Find each line with the string "matplotlib" and copy it.

* start *

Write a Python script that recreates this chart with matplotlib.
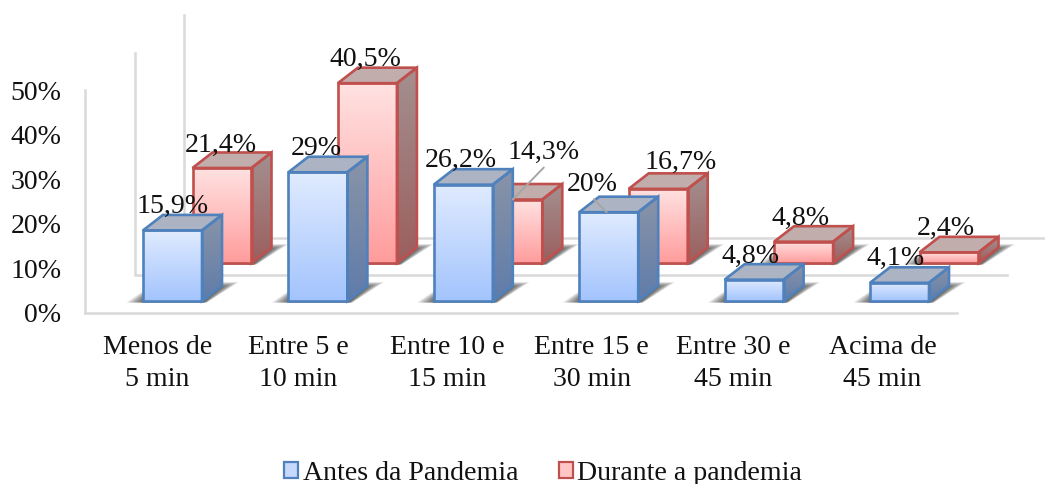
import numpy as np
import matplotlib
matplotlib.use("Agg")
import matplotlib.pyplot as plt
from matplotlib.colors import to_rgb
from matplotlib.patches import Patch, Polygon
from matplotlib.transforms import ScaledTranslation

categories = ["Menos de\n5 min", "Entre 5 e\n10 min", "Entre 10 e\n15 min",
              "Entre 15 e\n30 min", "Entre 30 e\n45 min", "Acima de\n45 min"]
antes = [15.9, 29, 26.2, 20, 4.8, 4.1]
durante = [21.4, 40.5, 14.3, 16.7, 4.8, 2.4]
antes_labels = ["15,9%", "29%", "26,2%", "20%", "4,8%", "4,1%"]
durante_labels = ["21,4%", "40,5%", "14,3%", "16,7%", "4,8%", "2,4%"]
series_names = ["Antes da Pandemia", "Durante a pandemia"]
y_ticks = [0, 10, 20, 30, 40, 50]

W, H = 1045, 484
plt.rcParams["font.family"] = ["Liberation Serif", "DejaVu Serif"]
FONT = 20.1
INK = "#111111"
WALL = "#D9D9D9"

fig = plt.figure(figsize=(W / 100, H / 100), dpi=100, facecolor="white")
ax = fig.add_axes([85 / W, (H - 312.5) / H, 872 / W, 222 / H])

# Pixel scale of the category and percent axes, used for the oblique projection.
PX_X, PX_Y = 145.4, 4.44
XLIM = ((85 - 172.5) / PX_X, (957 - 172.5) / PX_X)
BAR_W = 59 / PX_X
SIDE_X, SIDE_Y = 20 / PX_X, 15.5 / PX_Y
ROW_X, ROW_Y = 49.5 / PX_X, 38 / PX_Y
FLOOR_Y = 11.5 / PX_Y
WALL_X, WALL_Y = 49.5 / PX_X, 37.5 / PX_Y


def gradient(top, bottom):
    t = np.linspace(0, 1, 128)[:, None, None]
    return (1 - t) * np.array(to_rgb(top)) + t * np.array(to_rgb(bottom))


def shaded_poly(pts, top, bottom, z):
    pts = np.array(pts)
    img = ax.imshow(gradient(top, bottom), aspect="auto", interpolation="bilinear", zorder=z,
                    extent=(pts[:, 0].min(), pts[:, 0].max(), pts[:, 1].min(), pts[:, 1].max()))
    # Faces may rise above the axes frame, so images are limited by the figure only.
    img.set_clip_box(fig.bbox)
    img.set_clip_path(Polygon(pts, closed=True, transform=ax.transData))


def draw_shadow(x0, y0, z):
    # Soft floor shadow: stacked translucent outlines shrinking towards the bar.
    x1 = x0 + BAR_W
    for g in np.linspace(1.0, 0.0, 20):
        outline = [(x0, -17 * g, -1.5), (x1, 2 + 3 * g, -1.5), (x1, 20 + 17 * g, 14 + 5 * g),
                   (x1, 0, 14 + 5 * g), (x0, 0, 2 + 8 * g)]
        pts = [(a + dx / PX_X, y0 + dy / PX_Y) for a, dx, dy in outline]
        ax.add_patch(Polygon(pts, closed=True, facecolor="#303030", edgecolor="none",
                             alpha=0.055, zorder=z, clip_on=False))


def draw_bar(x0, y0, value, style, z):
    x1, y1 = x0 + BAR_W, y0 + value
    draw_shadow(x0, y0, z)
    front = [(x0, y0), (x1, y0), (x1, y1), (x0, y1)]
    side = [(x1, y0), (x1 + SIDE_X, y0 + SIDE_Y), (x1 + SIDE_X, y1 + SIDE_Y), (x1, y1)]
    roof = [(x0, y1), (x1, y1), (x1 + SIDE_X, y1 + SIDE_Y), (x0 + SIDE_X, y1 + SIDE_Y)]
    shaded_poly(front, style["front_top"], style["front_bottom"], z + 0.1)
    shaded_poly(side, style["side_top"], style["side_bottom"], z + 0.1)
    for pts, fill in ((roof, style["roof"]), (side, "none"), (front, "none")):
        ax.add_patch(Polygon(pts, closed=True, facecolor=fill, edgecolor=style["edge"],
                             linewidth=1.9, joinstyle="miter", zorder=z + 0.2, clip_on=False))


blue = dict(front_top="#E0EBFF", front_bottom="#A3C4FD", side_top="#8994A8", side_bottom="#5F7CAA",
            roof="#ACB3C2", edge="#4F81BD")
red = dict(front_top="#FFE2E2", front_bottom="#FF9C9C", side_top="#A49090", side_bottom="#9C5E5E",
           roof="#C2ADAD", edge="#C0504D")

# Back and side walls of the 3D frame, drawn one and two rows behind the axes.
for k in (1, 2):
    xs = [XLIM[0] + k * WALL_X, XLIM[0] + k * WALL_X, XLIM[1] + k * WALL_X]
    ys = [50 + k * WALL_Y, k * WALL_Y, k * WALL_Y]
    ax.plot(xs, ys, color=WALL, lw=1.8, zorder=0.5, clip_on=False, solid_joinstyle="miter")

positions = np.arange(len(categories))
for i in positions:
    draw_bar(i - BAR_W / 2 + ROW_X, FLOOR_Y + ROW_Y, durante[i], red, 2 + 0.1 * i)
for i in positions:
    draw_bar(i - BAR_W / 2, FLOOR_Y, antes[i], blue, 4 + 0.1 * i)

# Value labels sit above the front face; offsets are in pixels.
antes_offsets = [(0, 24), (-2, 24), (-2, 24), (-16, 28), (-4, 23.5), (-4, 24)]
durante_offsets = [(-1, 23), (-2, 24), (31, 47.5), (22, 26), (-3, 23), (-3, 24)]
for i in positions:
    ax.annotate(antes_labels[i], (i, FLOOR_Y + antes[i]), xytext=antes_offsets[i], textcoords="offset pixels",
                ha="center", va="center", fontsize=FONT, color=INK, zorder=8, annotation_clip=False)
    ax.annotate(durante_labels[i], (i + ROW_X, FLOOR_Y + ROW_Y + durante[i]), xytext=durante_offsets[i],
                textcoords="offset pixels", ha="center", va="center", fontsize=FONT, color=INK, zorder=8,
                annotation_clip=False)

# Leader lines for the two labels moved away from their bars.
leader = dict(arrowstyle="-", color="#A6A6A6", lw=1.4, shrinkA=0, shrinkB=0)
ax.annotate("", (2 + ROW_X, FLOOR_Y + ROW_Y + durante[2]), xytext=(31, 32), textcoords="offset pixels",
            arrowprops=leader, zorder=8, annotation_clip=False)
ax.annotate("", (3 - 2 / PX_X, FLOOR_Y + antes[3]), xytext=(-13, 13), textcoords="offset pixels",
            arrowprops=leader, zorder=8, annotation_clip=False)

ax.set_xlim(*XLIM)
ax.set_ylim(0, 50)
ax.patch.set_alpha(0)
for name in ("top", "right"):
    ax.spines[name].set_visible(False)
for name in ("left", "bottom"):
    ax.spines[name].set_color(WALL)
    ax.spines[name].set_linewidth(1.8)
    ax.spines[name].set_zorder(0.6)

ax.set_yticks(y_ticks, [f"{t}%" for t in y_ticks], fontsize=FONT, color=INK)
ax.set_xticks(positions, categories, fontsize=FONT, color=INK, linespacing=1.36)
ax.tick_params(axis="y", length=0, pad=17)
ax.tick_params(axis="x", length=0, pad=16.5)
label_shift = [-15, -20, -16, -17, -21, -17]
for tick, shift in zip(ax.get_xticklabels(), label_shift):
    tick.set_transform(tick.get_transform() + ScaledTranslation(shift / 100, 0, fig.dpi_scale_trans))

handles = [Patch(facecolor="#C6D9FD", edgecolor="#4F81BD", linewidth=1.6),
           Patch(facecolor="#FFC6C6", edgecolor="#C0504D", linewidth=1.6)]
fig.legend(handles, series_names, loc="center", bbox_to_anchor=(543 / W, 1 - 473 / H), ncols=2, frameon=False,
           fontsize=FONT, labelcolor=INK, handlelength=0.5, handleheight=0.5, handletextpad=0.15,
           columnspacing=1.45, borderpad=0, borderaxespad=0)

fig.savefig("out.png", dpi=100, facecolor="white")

* end *

• Output:
Write a Python script that recreates this chart with matplotlib.
import matplotlib
matplotlib.use("Agg")
import matplotlib.pyplot as plt
from matplotlib.colors import to_rgb
from matplotlib.patches import Patch, Polygon
from matplotlib.transforms import ScaledTranslation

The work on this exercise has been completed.